28 000 traversées de la Manche en 2021

Selon la presse britannique, qui cite le Home office, des demandeurs d’asile sélectionnés pour être transférés à Kigali ont été placés en centre de détention. Les autorités refusent de communiquer sur le nombre de personnes concernées. D’après le journal The Guardian, parmi les personnes retenues figurent un groupe de Soudanais ayant traversé la Manche le 9 mai en kayak, des Albanais et au moins un Afghan débarqué mi-mai au Royaume-Uni sur un canot.




En outre, comme l’a déclaré le ministre de la Justice Dominic Raab, cet accord Londres-Kigali ne « règlera pas le problème » des arrivées illégales au Royaume-Uni. Seule une centaine de personnes seront envoyées chaque année au Rwanda, a précisé le ministre. Une goutte d’eau au regard des milliers de débarquements annuels.

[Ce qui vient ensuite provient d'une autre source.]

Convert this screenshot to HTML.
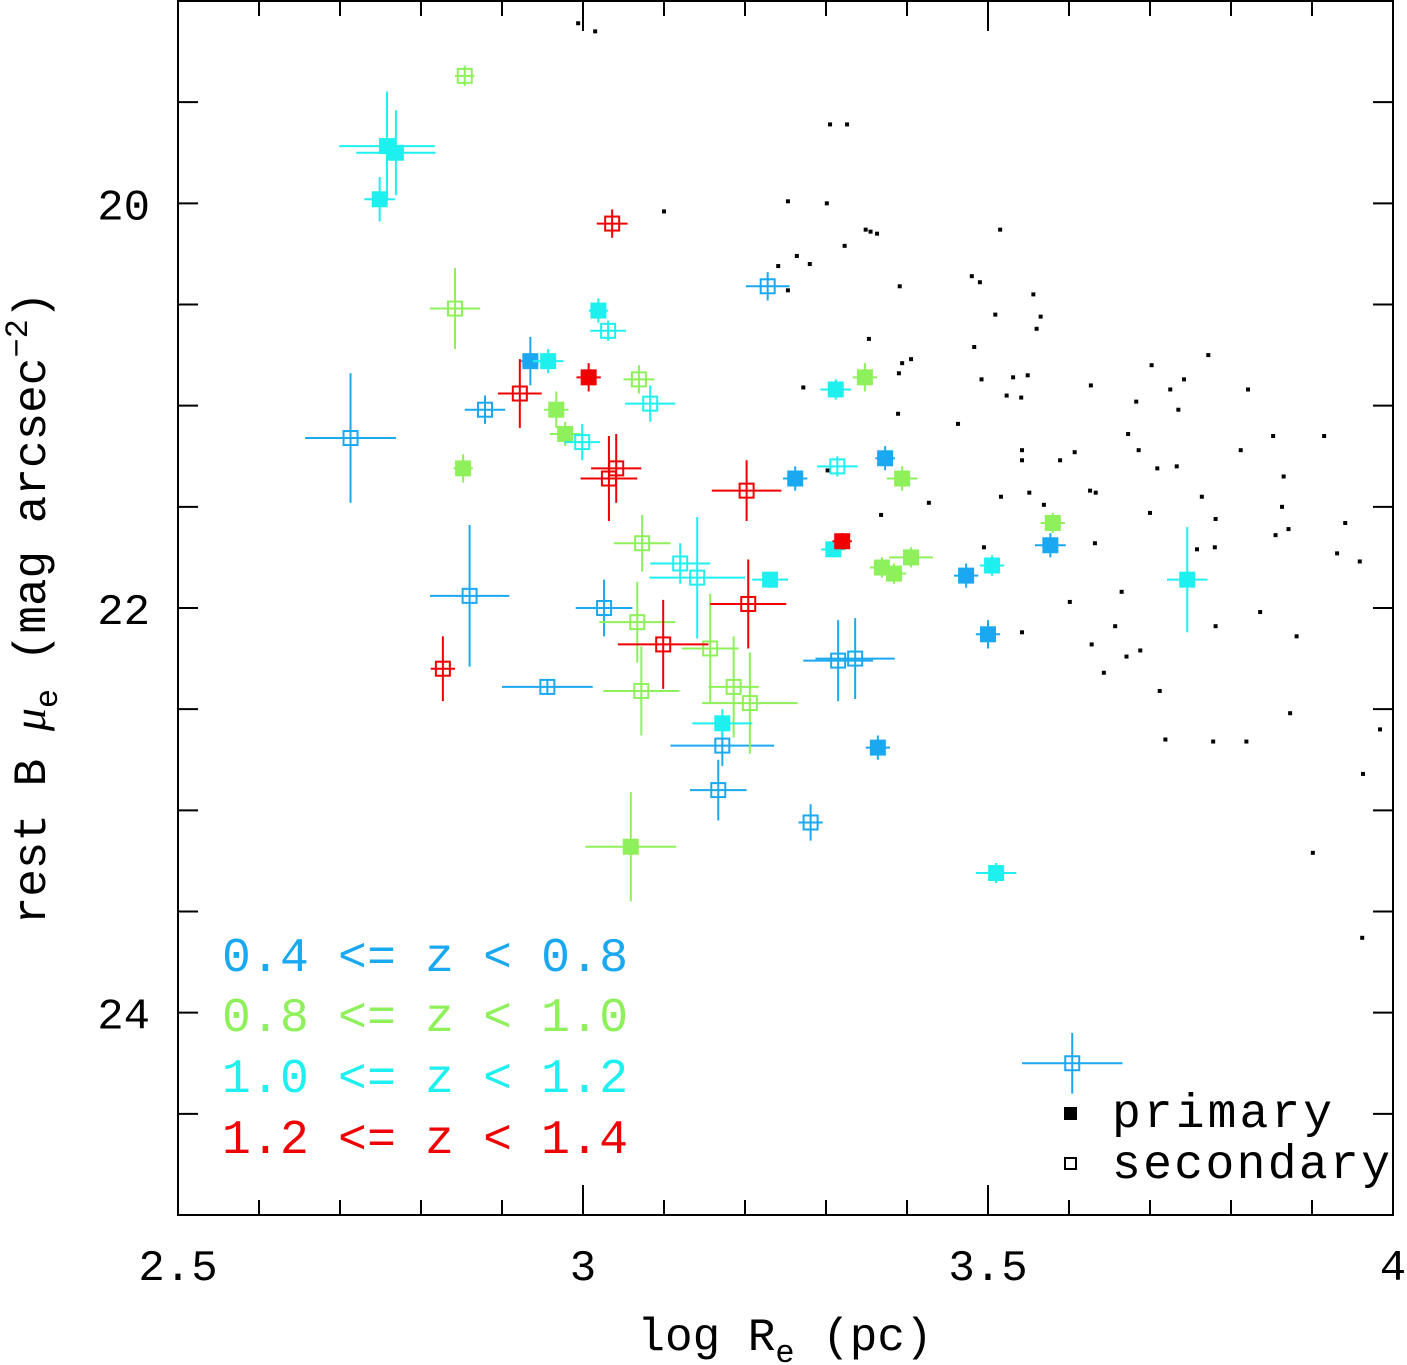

En 2021, 28 500 personnes ont traversé la Manche, et depuis janvier ils sont 9 000 à avoir atteint les côtes britanniques à bord d’embarcations de fortune. Force est de constater que le projet, visant à dissuader les traversées de la Manche selon le gouvernement, n’a pour l’heure pas atteint ses objectifs. Un peu plus de 1 250 personnes ont fait la traversée pour le seul mois de mai 2022, affirme le quotidien britannique The Telegraph.